Following a major cabinet shuffle in Ontario on June 20th, Ross Romano, the MPP from the riding of Sault Ste. Marie was appointed as the new Minister of Training, Colleges and Universities. Romano replaces Merrilee Fullerton, the previous Minister of TCU who has now been granted the portfolio of the Minister of Long-Term Care.
Minister Romano is a second-term Progressive Conservative MPP who previously held the position of parliamentary assistant to both the Minister of Indigenous Affairs and the Minister of Energy, Northern Development and Mines. He is a graduate of Algoma University and the University of Windsor Law School. Prior to his political career, he served as a lawyer at O’Neill DeLorenzi Mendes specializing in civil and criminal litigation. He also served as a city councilor in Sault Ste. Marie before being elected as an MPP in a 2017 by-election.
Similar to MPP Fullerton, Minister Romano does not have any previous professional background in the field of postsecondary education and it is unclear whether his appointment signals any shifts in the PC government’s plans for the postsecondary sector.

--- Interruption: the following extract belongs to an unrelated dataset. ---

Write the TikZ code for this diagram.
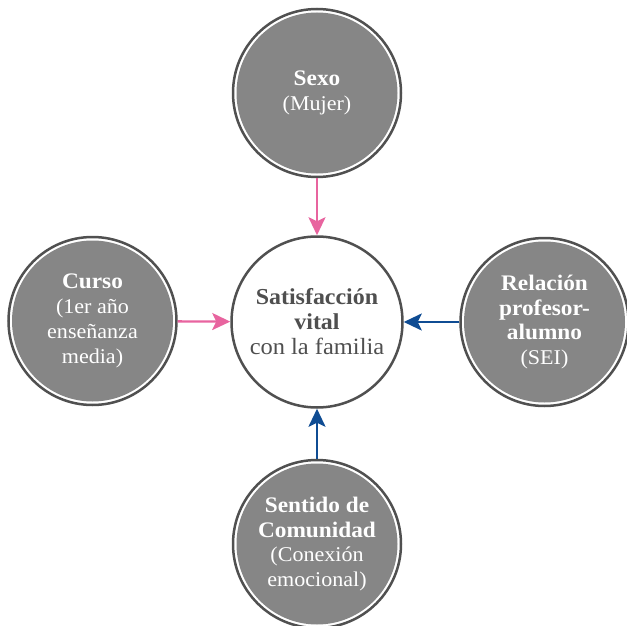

During her tenure as the TCU Minister, Merrilee Fullerton notoriously refused to meet and engage with OCUFA and most other major stakeholders in the postsecondary sector. She repeatedly turned down and ignored any requests for engagement and seemed particularly uninterested in understanding the nuances and complexities of the issues in the sector. Her Ministry also consistently failed to consult any of the representative bodies and experts in the sector regarding their critical policy decisions. The reckless changes to the postsecondary education funding model, cuts to Ontario Student Assistance Program (OSAP), forced so-called free speech policies, and attacks on collective bargaining rights and the democratically elected student organizations are among the decisions made by her Ministry over the last year without any consultation with the sector.
After an eleven-month term, Merrilee Fullerton is now leaving her role as the Minister of TCU, without having once met or engaged with university faculty or most other members of the postsecondary sector in the province.
In the coming weeks, OCUFA is hoping to meet with Minister Romano to discuss his vision for the future of higher education in Ontario and current issues facing the higher education system. We’re particularly interested in engaging the new Minister in a conversation regarding the Ministry’s planned attack on senior faculty, as well as the recently announced changes to the funding model for Ontario universities and colleges. Our hope is that Minister Romano’s approach to the sector would be different than that of his predecessor and that he would value the opportunity to listen to the voice of university faculty in Ontario.